One of Campbell's maps, first made for Richert during his stabilization work, was a sketch of Cliff Dweller Canyon. The map noted nine other sites within the national monument in addition to the cliff dwellings themselves and another 13 sites still in the canyon but beyond the monument boundaries. Another map located 13 other sites, including the TJ Ruin and the West Fork Ruin, along the West Fork and within a mile and a half of the monument. Although these surveys were informal, the importance of many of the sites was soon corroborated by Dale King, who had been sent from the regional office in response to Campbell's and Vivian's letters, and within a year by then Regional Archeologist Steen. Combined with Richert's samplings, Vivian's reconnaissance, and the solicited opinions of such prominent authorities as Danson, the Campbell's maps helped to bring informed attention to a sequence of local prehistory that appeared to cover nearly 2,000 years, a span apparently greater than any area managed by the National Park Service.

In 1956, when Vivian wrote an archeological resume of the Gila forks locale, he classified the cliff dwellings as a Classic Mimbres phase site. Coupling this classification with a line from Erik Reed's 1949 overview about zoomorphic pottery designs completed the normative tendency to extrapolate "from the Mimbres Valley to fill in the enormous lacunae in knowledge about the Upper Gila." [48]

Vivian's classification was based on Richert's sherd samplings, of course, and elsewhere he acknowledged possible late influence at the cliff dwellings by the Tularosa culture, an affiliation based on the ceramics, a suggestion by Danson, and an unexplained reference to style in architectural rebuilding. In 1955, most of the country along the San Francisco River and the Tularosa River was about to be parsed from the Mimbres branch, which would establish Reserve and Tularosa phases as distinctly non-Mimbres in the Mogollon taxonomy. This division was intimated in Joe Ben Wheat's general synthesis of the Mogollon culture, published the same year [49] and stated flatly by Danson two years later. [50]

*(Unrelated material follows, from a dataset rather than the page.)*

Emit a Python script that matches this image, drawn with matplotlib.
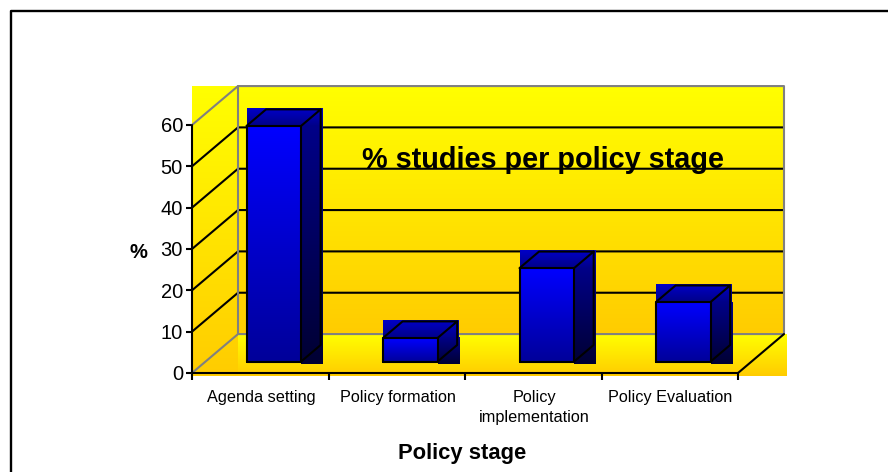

The purpose of Vivian's resume was not, however, to clarify obscurities of territory and potential subdivisions of culture. He was arguing instead for an expansion of Gila Cliff Dwellings National Monument in order to include "a unique and valuable sequence of Mimbres culture from beginning to end." The operative word, so to speak, was sequence. He focused on sites representative of each phase of the Mimbres branch, marshaling authoritative corroborating support and adding as a fillip to his argument the threat of inevitable despoliation at the Heart Bar (TJ) Ruin, the last best Mimbres ruin. Apparently for the sake of simplicity, Vivian skipped over the issue of Tularosa influence in his resume, eliding the word even from his quotation of Reed. He closed his sequence of phases with two scenarios: a proposed late migration into the Gila forks by Salado people, possibly from the more northern Pinedale-Cibola area; and a declining but continued occupation by Mimbres people under Salado influence, an idea that he tentatively endorsed with the A.D. 1286 date for the cliff dwellings and with late pottery from the TJ site. The significance of this dendrochronological date had been shifted from being the last Tularosa date to an early Salado date.

The resume and a new consensus about the importance of archeology around Gila forks led ultimately to the expansion of Gila Cliff Dwellings National Monument in 1962.